◆ The exercise: Extract word for word the lines of the listing from its start to the line holding "Arial, Helvetica, sans-serif';", both ends kept; pictures are not part of the copy.

++++++++++

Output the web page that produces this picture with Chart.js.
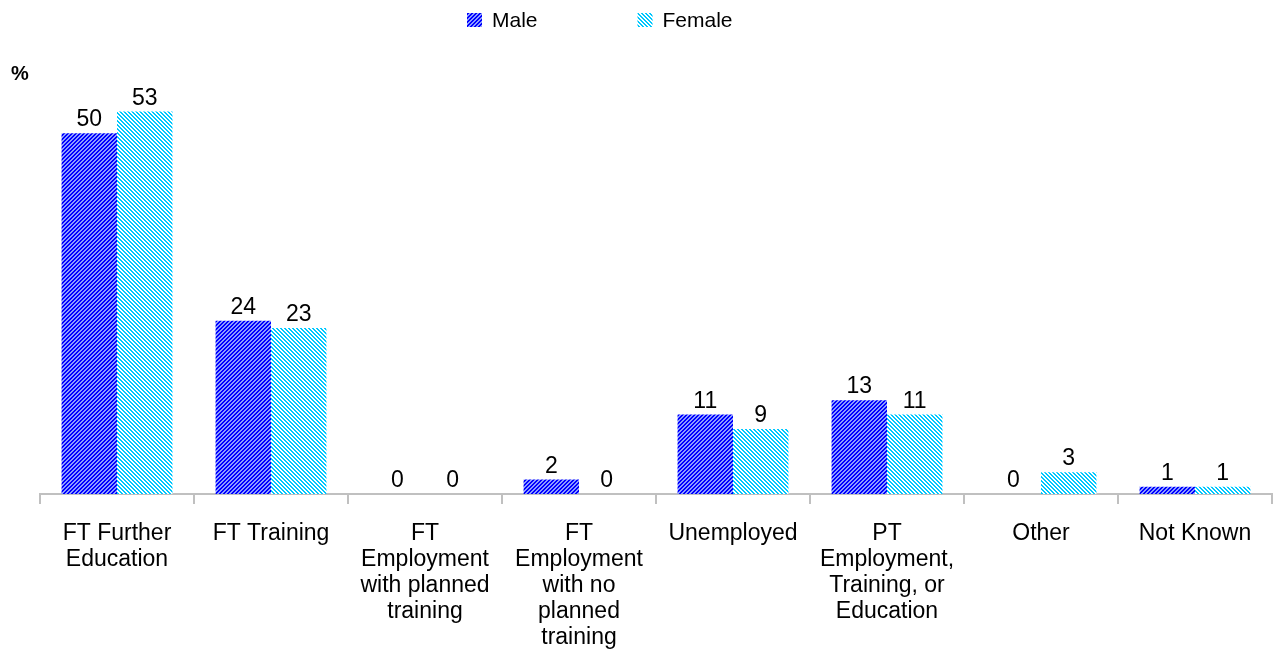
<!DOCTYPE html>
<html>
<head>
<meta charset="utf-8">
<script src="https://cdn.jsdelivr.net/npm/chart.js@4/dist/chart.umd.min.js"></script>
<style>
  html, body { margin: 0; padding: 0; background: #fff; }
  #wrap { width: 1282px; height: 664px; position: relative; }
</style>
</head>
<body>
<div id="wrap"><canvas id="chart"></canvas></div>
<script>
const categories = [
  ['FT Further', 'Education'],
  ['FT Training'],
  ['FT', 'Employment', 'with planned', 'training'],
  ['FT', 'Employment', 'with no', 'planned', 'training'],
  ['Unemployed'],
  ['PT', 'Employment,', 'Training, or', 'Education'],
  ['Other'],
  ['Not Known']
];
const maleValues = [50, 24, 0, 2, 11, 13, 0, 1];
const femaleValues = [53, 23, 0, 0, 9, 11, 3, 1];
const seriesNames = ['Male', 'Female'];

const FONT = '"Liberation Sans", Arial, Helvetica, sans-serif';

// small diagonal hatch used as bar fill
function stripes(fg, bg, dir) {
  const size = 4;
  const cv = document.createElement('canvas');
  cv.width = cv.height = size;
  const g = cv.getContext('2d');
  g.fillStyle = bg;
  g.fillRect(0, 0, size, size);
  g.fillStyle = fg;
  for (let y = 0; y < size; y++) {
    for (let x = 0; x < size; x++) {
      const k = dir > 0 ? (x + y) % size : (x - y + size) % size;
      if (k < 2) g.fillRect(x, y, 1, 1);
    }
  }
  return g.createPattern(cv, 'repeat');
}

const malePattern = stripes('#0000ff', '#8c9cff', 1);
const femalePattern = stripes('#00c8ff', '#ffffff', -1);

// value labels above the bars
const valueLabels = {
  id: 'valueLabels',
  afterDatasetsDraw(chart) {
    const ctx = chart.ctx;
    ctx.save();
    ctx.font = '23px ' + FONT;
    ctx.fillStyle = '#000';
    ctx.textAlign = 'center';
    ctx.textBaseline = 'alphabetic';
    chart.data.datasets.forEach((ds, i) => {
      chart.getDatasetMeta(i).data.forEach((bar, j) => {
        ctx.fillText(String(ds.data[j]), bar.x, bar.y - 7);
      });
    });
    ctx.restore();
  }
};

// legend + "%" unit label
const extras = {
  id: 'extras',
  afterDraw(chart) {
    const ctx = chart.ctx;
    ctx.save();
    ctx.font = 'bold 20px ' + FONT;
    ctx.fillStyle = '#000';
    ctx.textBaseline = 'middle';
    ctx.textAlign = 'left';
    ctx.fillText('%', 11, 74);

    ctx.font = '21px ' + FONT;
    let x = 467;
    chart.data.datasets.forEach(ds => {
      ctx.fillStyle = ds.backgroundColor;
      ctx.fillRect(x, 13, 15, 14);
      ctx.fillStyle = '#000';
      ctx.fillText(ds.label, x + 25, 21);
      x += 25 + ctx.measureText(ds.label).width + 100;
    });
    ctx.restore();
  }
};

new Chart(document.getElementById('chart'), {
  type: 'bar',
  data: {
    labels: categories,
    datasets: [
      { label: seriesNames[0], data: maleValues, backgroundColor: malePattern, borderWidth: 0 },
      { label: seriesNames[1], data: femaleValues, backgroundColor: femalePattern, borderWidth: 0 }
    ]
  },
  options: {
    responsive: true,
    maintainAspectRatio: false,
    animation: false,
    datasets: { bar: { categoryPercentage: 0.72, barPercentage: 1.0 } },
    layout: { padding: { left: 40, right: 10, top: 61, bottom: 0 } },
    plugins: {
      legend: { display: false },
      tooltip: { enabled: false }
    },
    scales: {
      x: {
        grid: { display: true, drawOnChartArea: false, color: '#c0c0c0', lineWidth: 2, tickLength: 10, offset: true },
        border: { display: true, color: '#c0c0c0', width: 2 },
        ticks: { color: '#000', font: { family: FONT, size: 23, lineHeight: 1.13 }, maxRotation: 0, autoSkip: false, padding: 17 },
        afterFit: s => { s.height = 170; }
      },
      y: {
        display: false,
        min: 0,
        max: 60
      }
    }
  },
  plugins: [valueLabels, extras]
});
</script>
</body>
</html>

++++++++++

◆ Task solution:
Output the web page that produces this picture with Chart.js.
<!DOCTYPE html>
<html>
<head>
<meta charset="utf-8">
<script src="https://cdn.jsdelivr.net/npm/chart.js@4/dist/chart.umd.min.js"></script>
<style>
  html, body { margin: 0; padding: 0; background: #fff; }
  #wrap { width: 1282px; height: 664px; position: relative; }
</style>
</head>
<body>
<div id="wrap"><canvas id="chart"></canvas></div>
<script>
const categories = [
  ['FT Further', 'Education'],
  ['FT Training'],
  ['FT', 'Employment', 'with planned', 'training'],
  ['FT', 'Employment', 'with no', 'planned', 'training'],
  ['Unemployed'],
  ['PT', 'Employment,', 'Training, or', 'Education'],
  ['Other'],
  ['Not Known']
];
const maleValues = [50, 24, 0, 2, 11, 13, 0, 1];
const femaleValues = [53, 23, 0, 0, 9, 11, 3, 1];
const seriesNames = ['Male', 'Female'];

const FONT = '"Liberation Sans", Arial, Helvetica, sans-serif';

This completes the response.